Thursday, 02 September 2010

Council house building funds tripled as Brown bids for re-election

Uncertainty over source of £1.5bn housing fund

There is uncertainty over where the £1.5 billion for affordable housing announced by Gordon Brown this week is coming from.

The prime minister has attempted to kick-start his re-election campaign by redirecting the funding for new housing development over the next two years. He said his strategy would increase the number of affordable homes built before 2011 by 20,000, to 110,000.

The extra cash will more than triple funds available for council house building, to £350 million. A further £500 million will be allocated to the kick-start fund for stalled private sector developments, and £750 million to the national affordable housing programme. But the move was marred by uncertainty about where the cash would come from.

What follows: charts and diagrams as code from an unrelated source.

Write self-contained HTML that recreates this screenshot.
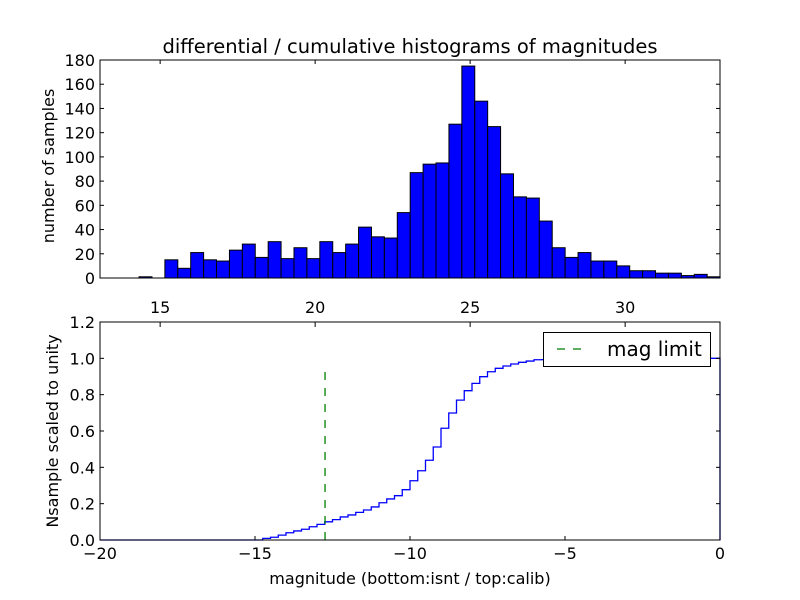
<!DOCTYPE html>
<html><head><meta charset="utf-8"><style>
html,body{margin:0;padding:0;background:#fff}
svg{display:block;font-family:"DejaVu Sans","Liberation Sans",sans-serif}
</style></head><body>
<svg id="chart" width="800" height="600" viewBox="0 0 800 600" xmlns="http://www.w3.org/2000/svg">
<rect width="800" height="600" fill="#fff"/>
<g id="topgrp"></g>
<g id="botgrp"></g>
</svg>
<script>
// top histogram data
const histBinStart = 14.32;
const histBinWidth = 0.4165;
const histCounts = [1,0,15,8,21,15,14,23,28,17,30,16,25,16,30,21,28,42,34,33,54,87,94,95,127,175,146,125,86,67,66,47,25,17,21,14,14,10,6,6,4,4,2,3,1];
const topYTicks = [0,20,40,60,80,100,120,140,160,180];
const calibTicks = [15,20,25,30];
// bottom cumulative data
const cumStart = -14.75;
const cumStep = 0.25;
const cumValues = [0.009,0.015,0.027,0.04,0.05,0.059,0.073,0.086,0.10,0.112,0.127,0.138,0.152,0.165,0.182,0.205,0.226,0.244,0.277,0.326,0.381,0.439,0.512,0.615,0.699,0.77,0.822,0.862,0.899,0.926,0.945,0.958,0.969,0.978,0.985,0.992,0.993,0.994,0.995,0.995,0.996,0.996,0.997,0.997,0.997,0.998,0.998,0.998,0.999,0.999,0.999,0.999,1.0,1.0,1.0,1.0,1.0,1.0,1.0];
const botXTicks = [-20,-15,-10,-5,0];
const botYTicks = [0.0,0.2,0.4,0.6,0.8,1.0,1.2];
const magLimit = -12.74;
const magLimitTop = 0.965;

const SVGNS = 'http://www.w3.org/2000/svg';
function mk(tag, attrs, parent, text){
  const e = document.createElementNS(SVGNS, tag);
  for (const k in attrs) e.setAttribute(k, attrs[k]);
  if (text !== undefined) e.textContent = text;
  parent.appendChild(e);
  return e;
}
const AL = 100, AR = 720;
const TICKFS = 16, LABFS = 16;
// top axes
const tT = 60, tB = 278;
const calX0 = 13.06, calX1 = 33.06;
const cx = v => AL + (v - calX0) / (calX1 - calX0) * (AR - AL);
const ty = v => tB - v / 180 * (tB - tT);
const gTop = document.getElementById('topgrp');
const bars = mk('g', {}, gTop);


histCounts.forEach((c, i) => {
  const x0 = cx(histBinStart + i * histBinWidth), x1 = cx(histBinStart + (i + 1) * histBinWidth);
  const r = mk('rect', {x: x0, y: ty(c), width: x1 - x0, height: tB - ty(c), fill: '#0000ff', stroke: '#000', 'stroke-width': 1}, bars);
  
  
});
const tf = mk('rect', {x: AL, y: tT, width: AR - AL, height: tB - tT, fill: 'none', stroke: '#000', 'stroke-width': 1}, gTop);


topYTicks.forEach(v => {
  const y = ty(v);
  mk('line', {x1: AL, x2: AL + 4, y1: y, y2: y, stroke: '#000'}, gTop);
  mk('line', {x1: AR, x2: AR - 4, y1: y, y2: y, stroke: '#000'}, gTop);
  const t = mk('text', {x: AL - 5, y: y + 6, 'text-anchor': 'end', 'font-size': TICKFS}, gTop, String(v));
  
  
});
calibTicks.forEach(v => {
  const x = cx(v);
  mk('line', {x1: x, x2: x, y1: tT, y2: tT + 4, stroke: '#000'}, gTop);
});
const title = mk('text', {x: 410, y: 53, 'text-anchor': 'middle', 'font-size': 19.5}, gTop, 'differential / cumulative histograms of magnitudes');


const tyl = mk('text', {transform: 'translate(54,166) rotate(-90)', 'text-anchor': 'middle', 'font-size': LABFS}, gTop, 'number of samples');



// bottom axes
const bT = 322, bB = 540;
const bx = v => AL + (v + 20) / 20 * (AR - AL);
const by = v => bB - v / 1.2 * (bB - bT);
const gBot = document.getElementById('botgrp');
let pathD = 'M' + bx(-20) + ',' + by(0) + ' L' + bx(cumStart) + ',' + by(0);
cumValues.forEach((v, i) => {
  const x0 = bx(cumStart + i * cumStep), x1 = bx(cumStart + (i + 1) * cumStep);
  pathD += ' L' + x0 + ',' + by(v) + ' L' + Math.min(x1, AR) + ',' + by(v);
});
pathD += ' L' + AR + ',' + by(0);
const cl = mk('path', {d: pathD, fill: 'none', stroke: '#0000ff', 'stroke-width': 1.3}, gBot);


const ml = mk('line', {x1: bx(magLimit), x2: bx(magLimit), y1: by(0), y2: by(magLimitTop), stroke: '#007f00', 'stroke-width': 1.3, 'stroke-dasharray': '8,8'}, gBot);


const bf = mk('rect', {x: AL, y: bT, width: AR - AL, height: bB - bT, fill: 'none', stroke: '#000', 'stroke-width': 1}, gBot);


botXTicks.forEach(v => {
  const x = bx(v);
  mk('line', {x1: x, x2: x, y1: bB, y2: bB - 4, stroke: '#000'}, gBot);
  const t = mk('text', {x: x, y: bB + 19, 'text-anchor': 'middle', 'font-size': TICKFS}, gBot, v < 0 ? '\u2212' + Math.abs(v) : String(v));
  
  
});
calibTicks.forEach(v => {
  const x = cx(v);
  mk('line', {x1: x, x2: x, y1: bT, y2: bT + 5, stroke: '#000'}, gBot);
  const t = mk('text', {x: x, y: bT - 9, 'text-anchor': 'middle', 'font-size': TICKFS}, gBot, String(v));
  
  
});
botYTicks.forEach(v => {
  const y = by(v);
  mk('line', {x1: AL, x2: AL + 4, y1: y, y2: y, stroke: '#000'}, gBot);
  mk('line', {x1: AR, x2: AR - 4, y1: y, y2: y, stroke: '#000'}, gBot);
  const t = mk('text', {x: AL - 5, y: y + 6, 'text-anchor': 'end', 'font-size': TICKFS}, gBot, v.toFixed(1));
  
  
});
const bxl = mk('text', {x: 410, y: 584, 'text-anchor': 'middle', 'font-size': LABFS}, gBot, 'magnitude (bottom:isnt / top:calib)');


const byl = mk('text', {transform: 'translate(58,431) rotate(-90)', 'text-anchor': 'middle', 'font-size': LABFS}, gBot, 'Nsample scaled to unity');


// legend
const lg = mk('g', {}, gBot);


mk('rect', {x: 543.5, y: 332.5, width: 167, height: 34, fill: '#fff', stroke: '#000', 'stroke-width': 1}, lg);
mk('line', {x1: 557, x2: 583, y1: 349, y2: 349, stroke: '#007f00', 'stroke-width': 1.3, 'stroke-dasharray': '8,8'}, lg);
mk('text', {x: 607, y: 356, 'font-size': 20}, lg, 'mag limit');
</script>
</body></html>
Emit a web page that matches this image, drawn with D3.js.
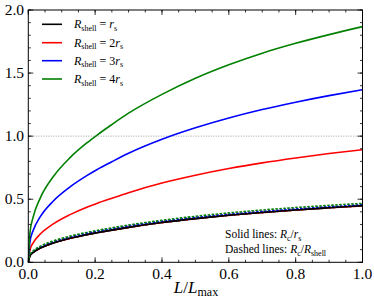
<!DOCTYPE html>
<html><head><meta charset="utf-8">
<script src="https://cdn.jsdelivr.net/npm/d3@7"></script>
<style>body{margin:0;background:#fff}svg{display:block}text{font-family:"Liberation Serif",serif}</style>
</head><body><svg id="c" width="374" height="299"></svg>
<script>
const L = [0,0.005,0.015,0.035,0.075,0.125,0.175,0.205,0.25,0.3,0.4,0.5,0.6,0.7,0.8,0.9,1.0];
const shellBlack = [0,0.05,0.078,0.111,0.153,0.19,0.219,0.234,0.255,0.277,0.315,0.346,0.373,0.395,0.415,0.432,0.448];
const shellRed   = [0,0.099,0.156,0.222,0.305,0.378,0.437,0.467,0.508,0.552,0.628,0.690,0.743,0.788,0.827,0.862,0.893];
const shellBlue  = [0,0.164,0.255,0.358,0.486,0.598,0.687,0.734,0.797,0.864,0.975,1.066,1.144,1.211,1.269,1.321,1.368];
const shellGreen = [0,0.237,0.363,0.505,0.680,0.830,0.946,1.007,1.092,1.182,1.331,1.459,1.566,1.658,1.736,1.805,1.868];
const dashBlack = [0,0.05,0.078,0.111,0.153,0.19,0.219,0.234,0.255,0.277,0.315,0.346,0.373,0.395,0.415,0.432,0.448];
const dashRed   = [0,0.0495,0.078,0.111,0.1525,0.189,0.2185,0.2335,0.254,0.276,0.314,0.345,0.3715,0.394,0.4135,0.431,0.4465];
const dashBlue  = [0,0.0547,0.085,0.1193,0.162,0.1993,0.229,0.2447,0.2657,0.288,0.325,0.3553,0.3813,0.4037,0.423,0.4403,0.456];
const dashGreen = [0,0.0593,0.0908,0.1263,0.17,0.2075,0.2365,0.2518,0.273,0.2955,0.3328,0.3648,0.3915,0.4145,0.434,0.4513,0.467];
const legendLabels = [["", "r", "s"], ["2", "r", "s"], ["3", "r", "s"], ["4", "r", "s"]];
const colors = ["#000000", "#ff0000", "#0000ff", "#008000"];
const xTicks = [0,0.2,0.4,0.6,0.8,1.0];
const yTicks = [0,0.5,1.0,1.5,2.0];

const svg = d3.select("#c");
const x = d3.scaleLinear().domain([0,1]).range([28.3,362.5]);
const y = d3.scaleLinear().domain([0,2]).range([262.3,10]);
const g = svg.append("g");

g.append("line").attr("x1",x(0)).attr("x2",x(1)).attr("y1",y(1)).attr("y2",y(1))
 .attr("stroke","#888").attr("stroke-width",0.8).attr("stroke-dasharray","1,1.5");

const line = d3.line().x(d=>x(d[0])).y(d=>y(d[1])).curve(d3.curveMonotoneX);
const solids = [shellBlack, shellRed, shellBlue, shellGreen];
const dashes = [dashBlack, dashRed, dashBlue, dashGreen];
svg.append("clipPath").attr("id","cp").append("rect")
  .attr("x",x(0)).attr("y",y(2)).attr("width",x(1)-x(0)).attr("height",y(0)-y(2));
const lines = g.append("g").attr("clip-path","url(#cp)");
solids.forEach((s,i)=>{
  lines.append("path").datum(L.map((l,j)=>[l,s[j]])).attr("d",line)
   .attr("fill","none").attr("stroke",colors[i]).attr("stroke-width",1.6);
});
[1,2,0,3].forEach(i=>{
  const s = dashes[i];
  lines.append("path").datum(L.map((l,j)=>[l,s[j]])).attr("d",line)
   .attr("fill","none").attr("stroke",colors[i]).attr("stroke-width",1.6)
   .attr("stroke-dasharray", i===0 ? null : "2.5,1.5");
});

function ticksOn(orient){
  const isX = orient==="bottom"||orient==="top";
  const sc = isX ? x : y;
  const minor = isX ? d3.range(0,1.0001,0.05) : d3.range(0,2.0001,0.1);
  const major = isX ? xTicks : yTicks;
  const grp = g.append("g");
  function add(v, len){
    const p = sc(v);
    if(orient==="bottom") grp.append("line").attr("x1",p).attr("x2",p).attr("y1",y(0)).attr("y2",y(0)-len);
    if(orient==="top") grp.append("line").attr("x1",p).attr("x2",p).attr("y1",y(2)).attr("y2",y(2)+len);
    if(orient==="left") grp.append("line").attr("y1",p).attr("y2",p).attr("x1",x(0)).attr("x2",x(0)+len);
    if(orient==="right") grp.append("line").attr("y1",p).attr("y2",p).attr("x1",x(1)).attr("x2",x(1)-len);
  }
  minor.forEach(v=>add(v,2.5));
  major.forEach(v=>add(v,5));
  grp.selectAll("line").attr("stroke","#000").attr("stroke-width",0.8);
}
["bottom","top","left","right"].forEach(ticksOn);

g.append("rect").attr("x",x(0)).attr("y",y(2)).attr("width",x(1)-x(0)).attr("height",y(0)-y(2))
 .attr("fill","none").attr("stroke","#000").attr("stroke-width",1);

g.selectAll(".xt").data(xTicks).enter().append("text")
 .attr("x",d=>x(d)).attr("y",279).attr("text-anchor","middle").attr("font-size",15.5)
 .text(d=>d.toFixed(1));
g.selectAll(".yt").data(yTicks).enter().append("text")
 .attr("x",24).attr("y",d=>y(d)+5).attr("text-anchor","end").attr("font-size",15.5)
 .text(d=>d.toFixed(1));

const xl = g.append("text").attr("x",196).attr("y",293).attr("text-anchor","middle").attr("font-size",17);
xl.append("tspan").attr("font-style","italic").text("L");
xl.append("tspan").text("/");
xl.append("tspan").attr("font-style","italic").text("L");
xl.append("tspan").attr("font-size",12).attr("dy",3).text("max");

const ly = [24.3,42.7,60.7,79];
legendLabels.forEach((lab,i)=>{
  g.append("line").attr("x1",42).attr("x2",62).attr("y1",ly[i]).attr("y2",ly[i])
   .attr("stroke",colors[i]).attr("stroke-width",1.6);
  const t = g.append("text").attr("x",74).attr("y",ly[i]+4).attr("font-size",12);
  t.append("tspan").attr("font-style","italic").text("R");
  t.append("tspan").attr("font-size",8).attr("dy",2.5).text("shell");
  t.append("tspan").attr("dy",-2.5).text(" = "+lab[0]);
  t.append("tspan").attr("font-style","italic").text(lab[1]);
  t.append("tspan").attr("font-size",8).attr("dy",2.5).text(lab[2]);
});

const a1 = g.append("text").attr("x",225).attr("y",238).attr("font-size",11.5);
a1.append("tspan").text("Solid lines: ");
a1.append("tspan").attr("font-style","italic").text("R");
a1.append("tspan").attr("font-size",8).attr("dy",2.5).text("c");
a1.append("tspan").attr("dy",-2.5).text("/");
a1.append("tspan").attr("font-style","italic").text("r");
a1.append("tspan").attr("font-size",8).attr("dy",2.5).text("s");
const a2 = g.append("text").attr("x",225).attr("y",253).attr("font-size",11.5);
a2.append("tspan").text("Dashed lines: ");
a2.append("tspan").attr("font-style","italic").text("R");
a2.append("tspan").attr("font-size",8).attr("dy",2.5).text("c");
a2.append("tspan").attr("dy",-2.5).text("/");
a2.append("tspan").attr("font-style","italic").text("R");
a2.append("tspan").attr("font-size",8).attr("dy",2.5).text("shell");
</script></body></html>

The Treasury said £690 million would be taken from capital programmes within the Communities and Local Government department. The rest would come from underspends elsewhere - £350 million from transport, £200 million from education, £240 million from health, and £90 million from the Home Office.

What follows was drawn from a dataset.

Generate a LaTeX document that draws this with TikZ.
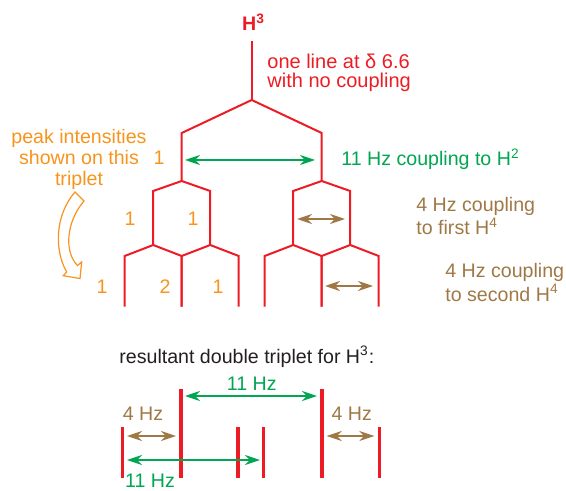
\documentclass[tikz,border=0pt]{standalone}
\usepackage{fontspec}
\setmainfont{Liberation Sans}
\usetikzlibrary{arrows.meta}
\definecolor{SignalRed}{RGB}{237,28,36}
\definecolor{CouplingGreen}{RGB}{0,166,81}
\definecolor{CouplingBrown}{RGB}{160,120,70}
\definecolor{PeakOrange}{RGB}{247,148,29}
\definecolor{NoteBlack}{RGB}{35,31,32}
\tikzset{
  tree/.style={draw=SignalRed, line width=1pt},
  peakline/.style={draw=SignalRed, line width=1.8pt},
  hzarrow/.style={{Stealth[length=7.5pt,width=5pt]}-{Stealth[length=7.5pt,width=5pt]}, line width=0.8pt},
  bigcoupling/.style={hzarrow, draw=CouplingGreen},
  smallcoupling/.style={hzarrow, draw=CouplingBrown},
  txt/.style={inner sep=0pt, font=\fontsize{9.8}{11}\selectfont},
  redtxt/.style={txt, text=SignalRed},
  greentxt/.style={txt, text=CouplingGreen},
  browntxt/.style={txt, text=CouplingBrown},
  orangetxt/.style={txt, text=PeakOrange},
  blacktxt/.style={txt, text=NoteBlack}
}

\begin{document}
\begin{tikzpicture}[x=0.5pt, y=-0.5pt]
  \useasboundingbox (0,0) rectangle (566,491);

  % splitting tree
  \coordinate (h3top) at (251.7,41);
  \coordinate (split) at (251.7,100);
  \coordinate (left) at (181.7,133);
  \coordinate (right) at (321.7,133);
  \draw[tree] (h3top) -- (split);
  \draw[tree] (181.7,181) -- (left) -- (split) -- (right) -- (321.7,181);
  \foreach \c in {181.7,321.7}{
    \draw[tree] (\c-28.5,245) -- (\c-28.5,191) -- (\c,181) -- (\c+28.5,191) -- (\c+28.5,245);
    \foreach \d in {-28.5,28.5}
      \draw[tree] (\c+\d-28.5,306.7) -- (\c+\d-28.5,256) -- (\c+\d,245) -- (\c+\d+28.5,256) -- (\c+\d+28.5,306.7);
  }

  % coupling arrows on the tree
  \coordinate (jL) at (185,160);
  \coordinate (jR) at (315,160);
  \coordinate (kL) at (297,219);
  \coordinate (kR) at (345,219);
  \coordinate (mL) at (325,286);
  \coordinate (mR) at (373,286);
  \draw[bigcoupling] (jL) -- (jR);
  \draw[smallcoupling] (kL) -- (kR);
  \draw[smallcoupling] (mL) -- (mR);

  \node[txt, anchor=base, text=SignalRed, font=\fontsize{9.8}{11}\selectfont\bfseries] (h3) at (253.5,31) {H\textsuperscript{3}};
  \node[redtxt, anchor=north west, align=left, font=\fontsize{10}{9.5}\selectfont] (noshift) at (267,54) {one line at δ 6.6\\with no coupling};
  \node[greentxt, anchor=base west] (jtext) at (341,166) {11 Hz coupling to H\textsuperscript{2}};
  \node[browntxt, anchor=north west, align=left, font=\fontsize{9.8}{11.7}\selectfont] (ktext) at (416,196.5) {4 Hz coupling\\to first H\textsuperscript{4}};
  \node[browntxt, anchor=north west, align=left, font=\fontsize{9.8}{11.7}\selectfont] (mtext) at (445,263) {4 Hz coupling\\to second H\textsuperscript{4}};

  % intensities
  \node[orangetxt, anchor=north, align=center, font=\fontsize{9.8}{10.5}\selectfont] (intens) at (79,129) {peak intensities\\shown on this\\triplet};
  \node[orangetxt, anchor=base] (i1) at (159,165) {1};
  \node[orangetxt, anchor=base] (i2a) at (130,226) {1};
  \node[orangetxt, anchor=base] (i2b) at (193,226) {1};
  \node[orangetxt, anchor=base] (i3a) at (102,293) {1};
  \node[orangetxt, anchor=base] (i3b) at (165,293) {2};
  \node[orangetxt, anchor=base] (i3c) at (218,293) {1};
  \draw[draw=PeakOrange, fill=white, line width=0.6pt] (75,192) -- (84,201)
    .. controls (66,222) and (64,252) .. (77.5,265.5) -- (81.7,262) -- (80,278.5)
    -- (63.3,275.7) -- (66.7,272) .. controls (54,250) and (55,215) .. (75,192) -- cycle;

  % resultant spectrum
  \node[blacktxt, anchor=base west] (result) at (119,363) {resultant double triplet for H\textsuperscript{3}:};
  \foreach \x/\t in {122.3/427, 181/389, 237.7/427, 263.3/427, 321.7/389, 379.3/427}
    \draw[peakline] (\x,\t) -- (\x,478);
  \coordinate (pA) at (185,396);
  \coordinate (pB) at (317,396);
  \coordinate (qA) at (127,436);
  \coordinate (qB) at (176,436);
  \coordinate (rA) at (326.7,436);
  \coordinate (rB) at (374.3,436);
  \coordinate (sA) at (127,460);
  \coordinate (sB) at (260,460);
  \draw[bigcoupling] (pA) -- (pB);
  \draw[smallcoupling] (qA) -- (qB);
  \draw[smallcoupling] (rA) -- (rB);
  \draw[bigcoupling] (sA) -- (sB);
  \node[greentxt, anchor=base] (ptext) at (251.7,390) {11 Hz};
  \node[browntxt, anchor=base] (qtext) at (143,420) {4 Hz};
  \node[browntxt, anchor=base] (rtext) at (351.7,420) {4 Hz};
  \node[greentxt, anchor=base] (stext) at (150,487) {11 Hz};
\end{tikzpicture}
\end{document}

But a Home Office spokesperson said it did not ‘recognise those figures’. The CLG would only say that details of which programmes were due to be tapped would be released within weeks. Richard McCarthy, director general for housing and planning at the CLG, said: ‘It will not all be born by the decent homes programme.’

Sir Bob Kerslake, chief executive of the Homes and Communities Agency, said: ‘I think this is deliverable in a way that minimises the impact on major programmes.’

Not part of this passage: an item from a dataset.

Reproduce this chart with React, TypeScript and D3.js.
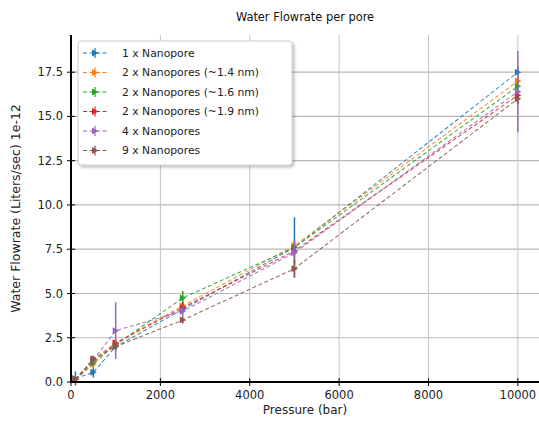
import React from "react";
import * as d3 from "d3";

const pressures = [100, 500, 1000, 2500, 5000, 10000];
const seriesNames = [
  "1 x Nanopore",
  "2 x Nanopores (~1.4 nm)",
  "2 x Nanopores (~1.6 nm)",
  "2 x Nanopores (~1.9 nm)",
  "4 x Nanopores",
  "9 x Nanopores",
];
const seriesColors = ["#1f77b4", "#ff7f0e", "#2ca02c", "#d62728", "#9467bd", "#8c564b"];
const blueVals = [0.2, 0.55, 2.0, 4.1, 7.6, 17.5];
const orangeVals = [0.15, 1.0, 2.2, 4.3, 7.7, 17.0];
const greenVals = [0.15, 1.1, 2.1, 4.75, 7.6, 16.7];
const redVals = [0.15, 1.25, 2.2, 4.2, 7.4, 16.2];
const purpleVals = [0.15, 1.25, 2.9, 4.0, 7.3, 16.4];
const brownVals = [0.15, 1.3, 2.0, 3.5, 6.4, 16.0];
const blueErr = [0.4, 0.3, 0.2, 0.2, 1.7, 0.3];
const orangeErr = [0.1, 0.2, 0.2, 0.2, 0.3, 0.3];
const greenErr = [0.1, 0.2, 0.2, 0.4, 0.3, 0.3];
const redErr = [0.1, 0.2, 0.2, 0.3, 0.3, 0.3];
const purpleErr = [0.1, 0.2, 1.6, 0.3, 0.7, 2.3];
const brownErr = [0.1, 0.2, 0.2, 0.2, 0.5, 0.3];
const xTicks = [0, 2000, 4000, 6000, 8000, 10000];
const yTicks = [0, 2.5, 5, 7.5, 10, 12.5, 15, 17.5];

const allVals = [blueVals, orangeVals, greenVals, redVals, purpleVals, brownVals];
const allErr = [blueErr, orangeErr, greenErr, redErr, purpleErr, brownErr];

export default function App() {
  const W = 539, H = 424;
  const left = 71, right = 540, top = 35, bottom = 382;
  const x = d3.scaleLinear().domain([0, 10495]).range([left, right]);
  const y = d3.scaleLinear().domain([0, 19.6]).range([bottom, top]);
  const font = "DejaVu Sans, sans-serif";
  const line = d3.line<number>().x((_, i) => x(pressures[i])).y((d) => y(d));

  const legX = 78, legY = 41, legW = 214, legH = 124;
  return (
    <svg width={W} height={H} style={{ position: "absolute", left: 0, top: 0, background: "#fff" }}>
      <defs>
        <filter id="sh" x="-10%" y="-10%" width="130%" height="130%">
          <feDropShadow dx="2" dy="2" stdDeviation="1.5" floodColor="#000" floodOpacity="0.25" />
        </filter>
      </defs>
      <rect width={W} height={H} fill="#fff" />
      {/* grid */}
      {yTicks.map((t) => (
        <line key={"gy" + t} x1={left} x2={W} y1={y(t)} y2={y(t)} stroke="#b8b8b8" strokeWidth={1.2} />
      ))}
      {xTicks.map((t) => (
        <line key={"gx" + t} x1={x(t)} x2={x(t)} y1={top} y2={bottom} stroke="#c4c4c4" strokeWidth={1} />
      ))}
      {/* series */}
      {allVals.map((vals, si) => (
        <g key={"s" + si}>
          <path d={line(vals) || ""} fill="none" stroke={seriesColors[si]} strokeWidth={1.1} strokeDasharray="4,2.5" opacity={0.85} />
          {vals.map((v, i) => (
            <line key={"e" + i} x1={x(pressures[i])} x2={x(pressures[i])} y1={y(v - allErr[si][i])} y2={y(v + allErr[si][i])} stroke={seriesColors[si]} strokeWidth={1.5} />
          ))}
          {vals.map((v, i) => (
            <path key={"m" + i} transform={`translate(${x(pressures[i])},${y(v)})`} d="M-3,-3.5 L3.5,0 L-3,3.5 Z" fill={seriesColors[si]} />
          ))}
        </g>
      ))}
      {/* spines */}
      <line x1={left} x2={left} y1={top} y2={bottom + 1} stroke="#000" strokeWidth={2} />
      <line x1={left - 1} x2={W} y1={bottom} y2={bottom} stroke="#000" strokeWidth={2} />
      {yTicks.map((t) => (
        <g key={"yt" + t}>
          <line x1={left - 4} x2={left + 4} y1={y(t)} y2={y(t)} stroke="#000" strokeWidth={1} />
          <text x={left - 8} y={y(t)} dy="0.35em" textAnchor="end" fontSize={11.5} fontFamily={font} fill="#222">
            {t.toFixed(1)}
          </text>
        </g>
      ))}
      {xTicks.map((t) => (
        <g key={"xt" + t}>
          <line x1={x(t)} x2={x(t)} y1={bottom - 4} y2={bottom + 4} stroke="#000" strokeWidth={1} />
          <text x={x(t)} y={bottom + 17} textAnchor="middle" fontSize={11.5} fontFamily={font} fill="#222">
            {t}
          </text>
        </g>
      ))}
      <text x={305} y={414} textAnchor="middle" fontSize={12} fontFamily={font} fill="#222">Pressure (bar)</text>
      <text transform={`translate(20,${(top + bottom) / 2}) rotate(-90)`} textAnchor="middle" fontSize={12.5} fontFamily={font} fill="#222">
        Water Flowrate (Liters/sec) 1e-12
      </text>
      <text x={305} y={21} textAnchor="middle" fontSize={11.4} fontFamily={font} fill="#111">Water Flowrate per pore</text>
      {/* legend */}
      <rect x={legX} y={legY} width={legW} height={legH} rx={3} fill="#fff" stroke="#ccc" strokeWidth={1} filter="url(#sh)" />
      {seriesNames.map((n, i) => {
        const ly = legY + 12 + i * 19.5;
        return (
          <g key={"l" + i}>
            <line x1={legX + 5} x2={legX + 29} y1={ly} y2={ly} stroke={seriesColors[i]} strokeWidth={1.1} strokeDasharray="4,2.5" />
            <line x1={legX + 17} x2={legX + 17} y1={ly - 5} y2={ly + 5} stroke={seriesColors[i]} strokeWidth={1.2} />
            <path transform={`translate(${legX + 17},${ly})`} d="M-3,-3.5 L3.5,0 L-3,3.5 Z" fill={seriesColors[i]} />
            <text x={legX + 44} y={ly} dy="0.35em" fontSize={10.8} fontFamily={font} fill="#222">{n}</text>
          </g>
        );
      })}
    </svg>
  );
}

David Montague, chief executive of London & Quadrant Group, said he would ‘take the assurances of government’ on this. ‘There are some tough choices but I believe investment in housing improves the life chances of millions of people,’ he added.

The new investment will add £250 million to the fund announced in April’s Budget for building council housing, funding another 3,000 council homes, taking the total to 3,900.

John Bibby, secretary at the Association of Retained Council Housing, said this was ‘still a fraction of the number of homes local authorities could build’.

The HCA will also begin offering land to developers in exchange for an equity stake in the completed scheme, which will see at least 1,250 homes started by 2011, nearly half of them affordable.